注意:在拷贝libpaddle_lite_jni.so的时候,由于依赖HiAI DDK so和libc++_shared.so库,需要将HiAI DDK中ai_ddk_lib/lib或ai_ddk_lib/lib64目录下的所有so和libc++_shared.so,拷到libpaddle_lite_jni.so同级目录下。
## 其它说明
- 华为达芬奇架构的NPU内部大量采用float16进行运算,因此,预测结果会存在偏差,但大部分情况下精度不会有较大损失,可参考[Paddle-Lite-Demo](https://github.com/PaddlePaddle/Paddle-Lite-Demo)中Image Classification Demo for Android对同一张图片CPU与NPU的预测结果。

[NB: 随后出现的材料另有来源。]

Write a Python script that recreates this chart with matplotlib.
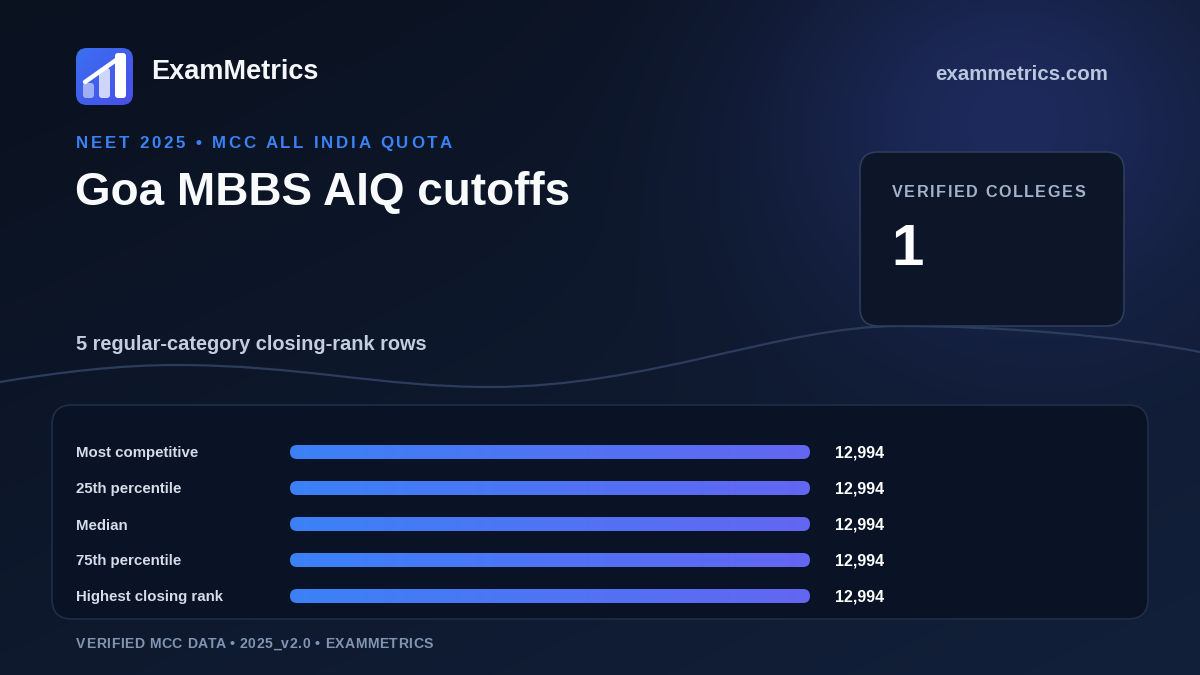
import numpy as np
import matplotlib
matplotlib.use("Agg")
import matplotlib.pyplot as plt
from matplotlib.patches import FancyBboxPatch, PathPatch
from matplotlib.path import Path
from matplotlib.font_manager import FontProperties
from matplotlib.colors import LinearSegmentedColormap, to_rgb

plt.rcParams['font.family'] = ['Liberation Sans', 'DejaVu Sans']

# ---------------- data ----------------
row_labels = ["Most competitive", "25th percentile", "Median", "75th percentile", "Highest closing rank"]
closing_ranks = [12994, 12994, 12994, 12994, 12994]
verified_colleges = 1
brand = "ExamMetrics"
site = "exammetrics.com"
kicker = "NEET 2025 \u2022 MCC ALL INDIA QUOTA"
title = "Goa MBBS AIQ cutoffs"
subtitle = "5 regular-category closing-rank rows"
card_label = "VERIFIED COLLEGES"
footer = "VERIFIED MCC DATA \u2022 2025_v2.0 \u2022 EXAMMETRICS"

W, H = 1200, 675
fig = plt.figure(figsize=(12, 6.75), dpi=100)
bg = fig.add_axes([0, 0, 1, 1])
bg.set_xlim(0, W)
bg.set_ylim(H, 0)
bg.axis('off')

# ---------------- background ----------------
yy, xx = np.mgrid[0:H, 0:W].astype(float)
c_tl = np.array(to_rgb('#0a111f'))
c_br = np.array(to_rgb('#12203a'))
t = np.clip((xx / W) * 0.45 + (yy / H) * 0.55, 0, 1)[..., None]
img = c_tl * (1 - t) + c_br * t
glow = np.exp(-(((xx - 1010) / 240) ** 2 + ((yy - 120) / 210) ** 2))[..., None]
c_glow = np.array(to_rgb('#222e68'))
img = img * (1 - 0.8 * glow) + c_glow * 0.8 * glow
bg.imshow(img, extent=(0, W, H, 0), zorder=0, aspect='auto', interpolation='bilinear')

# wave line
verts = [(0, 382), (60, 372), (120, 365), (176, 365),
         (300, 365), (380, 387), (490, 387),
         (650, 387), (780, 326), (900, 326),
         (1000, 326), (1120, 336), (1200, 352)]
codes = [Path.MOVETO] + [Path.CURVE4] * 12
bg.add_patch(PathPatch(Path(verts, codes), fill=False, edgecolor='#2c3c5e', lw=1.6, zorder=1))

# ---------------- helpers ----------------
renderer = fig.canvas.get_renderer()


def text_w(s, fp):
    return renderer.get_text_width_height_descent(s, fp, ismath=False)[0]


def spaced_text(x, y, s, size_pt, target_w, color, weight='bold'):
    fp = FontProperties(family='Liberation Sans', weight=weight, size=size_pt)
    base = text_w(s + 'I', fp) - text_w('I', fp)
    sp = (target_w - base) / (len(s) - 1)
    wI = text_w('I', fp)
    for i, ch in enumerate(s):
        if ch == ' ':
            continue
        px = text_w(s[:i] + 'I', fp) - wI if i > 0 else 0
        bg.text(x + px + i * sp, y, ch, fontproperties=fp, color=color,
                ha='left', va='baseline', zorder=5)


# ---------------- logo ----------------
logo = FancyBboxPatch((76, 48), 57, 57, boxstyle="round,pad=0,rounding_size=11",
                      fc='none', ec='none', zorder=3)
bg.add_patch(logo)
lg = np.linspace(0, 1, 64)
lgimg = (lg[None, :] + lg[:, None]) / 2
cm_logo = LinearSegmentedColormap.from_list('lg', ['#3a6ff2', '#4a4fe6'])
im = bg.imshow(lgimg, cmap=cm_logo, extent=(76, 133, 105, 48), zorder=3, aspect='auto')
im.set_clip_path(logo)
for (bx, btop, a) in [(83, 83, 0.5), (99, 68, 0.75), (115, 53, 1.0)]:
    bg.add_patch(FancyBboxPatch((bx, btop), 11, 98 - btop, boxstyle="round,pad=0,rounding_size=3",
                                fc=(1, 1, 1, a), ec='none', zorder=4))
bg.plot([85, 119], [82, 58], color='white', lw=3.2, solid_capstyle='round', zorder=4)

bg.text(151, 79, brand, fontsize=19.5, fontweight='bold', color='#f5f7fb', va='baseline', zorder=5)
bg.text(1108, 80, site, fontsize=14.8, fontweight='bold', color='#b9c6dd', ha='right', va='baseline', zorder=5)

spaced_text(76, 148, kicker, 12.2, 375, '#3b82f6')
bg.text(75, 205, title, fontsize=33, fontweight='bold', color='#f8fafc', va='baseline', zorder=5)
bg.text(76, 350, subtitle, fontsize=14.4, fontweight='bold', color='#c3cee0', va='baseline', zorder=5)

# ---------------- card ----------------
bg.add_patch(FancyBboxPatch((860, 152), 264, 174, boxstyle="round,pad=0,rounding_size=18",
                            fc='#0c1628', ec='#2c3c5a', lw=1.2, zorder=2))
spaced_text(892, 197, card_label, 11.6, 193, '#a3b3cb')
bg.text(891, 265, str(verified_colleges), fontsize=42, fontweight='bold', color='#ffffff',
        va='baseline', zorder=5)

# ---------------- panel ----------------
bg.add_patch(FancyBboxPatch((52, 405), 1096, 214, boxstyle="round,pad=0,rounding_size=20",
                            fc='#0a1325', ec='#1f2d48', lw=1.2, zorder=2))

# bars axes
n = len(closing_ranks)
vmax = max(closing_ranks)
bx0, bx1 = 290, 810
row_top, row_bot = 434, 614
bax = fig.add_axes([bx0 / W, 1 - row_bot / H, (bx1 - bx0) / W, (row_bot - row_top) / H])
bax.set_zorder(3)
bax.patch.set_alpha(0)
bax.axis('off')
bax.set_xlim(0, vmax)
bax.set_ylim(n - 0.5, -0.5)
xu_per_px = vmax / (bx1 - bx0)
yu_per_px = n / (row_bot - row_top)
bar_h = 14 * yu_per_px
cm_bar = LinearSegmentedColormap.from_list('bar', ['#3b82f6', '#6366f1'])
grad = np.linspace(0, 1, 256)[None, :]
to_bg = bax.transData + bg.transData.inverted()
for i, (lab, v) in enumerate(zip(row_labels, closing_ranks)):
    p = FancyBboxPatch((0, i - bar_h / 2), v, bar_h,
                       boxstyle=f"round,pad=0,rounding_size={7 * xu_per_px}",
                       mutation_aspect=yu_per_px / xu_per_px,
                       fc='none', ec='none')
    bax.add_patch(p)
    bim = bax.imshow(grad, cmap=cm_bar, extent=(0, v, i + bar_h / 2, i - bar_h / 2),
                     aspect='auto', interpolation='bilinear')
    bim.set_clip_path(p)
    (lx, ly) = to_bg.transform((0, i))
    (vx, vy) = to_bg.transform((v, i))
    bg.text(76, ly + 5.5, lab, fontsize=10.8, fontweight='bold', color='#d6dde8',
            va='baseline', zorder=5)
    bg.text(vx + 25, vy + 5.5, f"{v:,}", fontsize=11.5, fontweight='bold', color='#ffffff',
            va='baseline', zorder=5)
bax.set_xlim(0, vmax)
bax.set_ylim(n - 0.5, -0.5)

spaced_text(76, 648, footer, 10.1, 357, '#8394b2')

fig.savefig("out.png", dpi=100, facecolor='#0a111f')
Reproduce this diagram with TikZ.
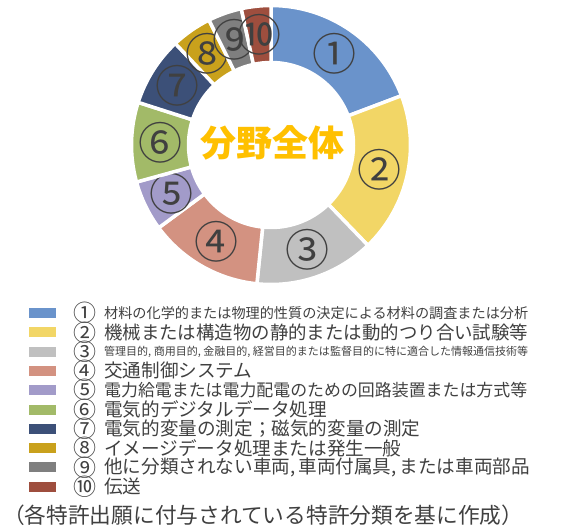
\documentclass[tikz,border=0pt]{standalone}
\usepackage{fontspec}
\usepackage{graphicx}
\setmainfont{Noto Sans CJK JP}
\definecolor{c1}{HTML}{6A93CB}
\definecolor{c2}{HTML}{F2D666}
\definecolor{c3}{HTML}{C0C0C0}
\definecolor{c4}{HTML}{D39281}
\definecolor{c5}{HTML}{A29BC9}
\definecolor{c6}{HTML}{A2BA68}
\definecolor{c7}{HTML}{3C5078}
\definecolor{c8}{HTML}{C9A11C}
\definecolor{c9}{HTML}{7F7F7F}
\definecolor{c10}{HTML}{9E4E3E}
\definecolor{tg}{HTML}{404040}
\definecolor{ttl}{HTML}{FFC000}
\begin{document}
\begin{tikzpicture}[x=1pt,y=-1pt,
  seglab/.style={text=tg, inner sep=0pt, font=\fontsize{44}{44}\selectfont, text height=33.4pt, text depth=0pt},
  swatch/.style={minimum width=27pt, minimum height=10pt, inner sep=0pt},
  lnum/.style={text=tg, inner sep=0pt, font=\fontsize{23}{23}\selectfont, text height=17.5pt, text depth=0pt},
  ltxt/.style={text=tg, anchor=west, inner sep=0pt, font=\fontsize{18.6}{18.6}\selectfont}]
\useasboundingbox (0,0) rectangle (562,530);
\begin{scope}[shift={(271,145)}]
\foreach \a/\b/\col/\lab [count=\i] in {-90/-20.7/c1/①, -20.7/46/c2/②, 46/95.8/c3/③, 95.8/143.6/c4/④, 143.6/164.6/c5/⑤, 164.6/197.8/c6/⑥, 197.8/226.7/c7/⑦, 226.7/243.6/c8/⑧, 243.6/257.7/c9/⑨, 257.7/270/c10/⑩}{
  \fill[\col, draw=white, line width=3.5pt, line join=miter]
    (\a:139.5) arc[start angle=\a, end angle=\b, radius=139.5]
    -- (\b:82.5) arc[start angle=\b, end angle=\a, radius=82.5] -- cycle;
  \node[seglab] (s\i) at ({(\a+\b)/2}:111) {\lab};
}
\end{scope}
\node[text=ttl, inner sep=0pt, font=\bfseries\fontsize{36}{36}\selectfont] (title) at (272,143) {分野全体};

\node[swatch, fill=c1] (k1) at (42.5,313) {};
\node[lnum] (n1) at (85,313) {①};
\node[ltxt] (t1) at (104,313) {\resizebox{424pt}{!}{材料の化学的または物理的性質の決定による材料の調査または分析}};

\node[swatch, fill=c2] (k2) at (42.5,332.3) {};
\node[lnum] (n2) at (85,332.3) {②};
\node[ltxt] (t2) at (104,332.3) {\resizebox{424pt}{!}{機械または構造物の静的または動的つり合い試験等}};

\node[swatch, fill=c3] (k3) at (42.5,351.6) {};
\node[lnum] (n3) at (85,351.6) {③};
\node[ltxt] (t3) at (104,351.6) {\resizebox{424pt}{!}{管理目的, 商用目的, 金融目的, 経営目的または監督目的に特に適合した情報通信技術等}};

\node[swatch, fill=c4] (k4) at (42.5,370.9) {};
\node[lnum] (n4) at (85,370.9) {④};
\node[ltxt] (t4) at (104,370.9) {交通制御システム};

\node[swatch, fill=c5] (k5) at (42.5,390.2) {};
\node[lnum] (n5) at (85,390.2) {⑤};
\node[ltxt] (t5) at (104,390.2) {\resizebox{423pt}{!}{電力給電または電力配電のための回路装置または方式等}};

\node[swatch, fill=c6] (k6) at (42.5,409.5) {};
\node[lnum] (n6) at (85,409.5) {⑥};
\node[ltxt] (t6) at (104,409.5) {電気的デジタルデータ処理};

\node[swatch, fill=c7] (k7) at (42.5,428.8) {};
\node[lnum] (n7) at (85,428.8) {⑦};
\node[ltxt] (t7) at (104,428.8) {電気的変量の測定；磁気的変量の測定};

\node[swatch, fill=c8] (k8) at (42.5,448.1) {};
\node[lnum] (n8) at (85,448.1) {⑧};
\node[ltxt] (t8) at (104,448.1) {イメージデータ処理または発生一般};

\node[swatch, fill=c9] (k9) at (42.5,467.4) {};
\node[lnum] (n9) at (85,467.4) {⑨};
\node[ltxt] (t9) at (104,467.4) {他に分類されない車両,\,車両付属具,\,または車両部品};

\node[swatch, fill=c10] (k10) at (42.5,486.7) {};
\node[lnum] (n10) at (85,486.7) {⑩};
\node[ltxt] (t10) at (104,486.7) {伝送};

\node[text=tg, anchor=west, inner sep=0pt, font=\fontsize{21.7}{21.7}\selectfont] (src) at (3,515) {（各特許出願に付与されている特許分類を基に作成）};
\end{tikzpicture}
\end{document}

- 华为Kirin 810/990 Soc搭载的自研达芬奇架构的NPU,与Kirin 970/980 Soc搭载的寒武纪NPU不一样,同样的,与Hi3559A、Hi3519A使用的NNIE也不一样,Paddle Lite只支持华为自研达芬奇架构NPU。
- 我们正在持续增加能够适配HiAI IR的Paddle算子bridge/converter,以便适配更多Paddle模型,同时华为研发同学也在持续对HiAI IR性能进行优化。
## 手动分割子图
### 背景
- Paddle-Lite已经支持了大量的华为NPU的算子,但是仍然不能满足所有模型的需求。对于一个有部分算子不支持的模型,Paddle-Lite会将模型划分为可以跑在NPU上的子图和跑在CPU上的子图,实现NPU和CPU自动调度的功能,通常情况下可以获得比较好的性能。在一些特殊情况下,模型会被自动划分为比较多的子图,导致CPU和NPU的切换开销很大,从而导致整体性能变差。因此,需要手动分割子图的功能来指定一些算子跑在CPU上,避免子图过多。
### 功能
- 通过配置文件来指定需要强制跑在CPU上的算子
### 使用方法
- 1、通过netron打开paddle模型文件,可以查看模型结构,获得算子的类型、输入名称。输出名称。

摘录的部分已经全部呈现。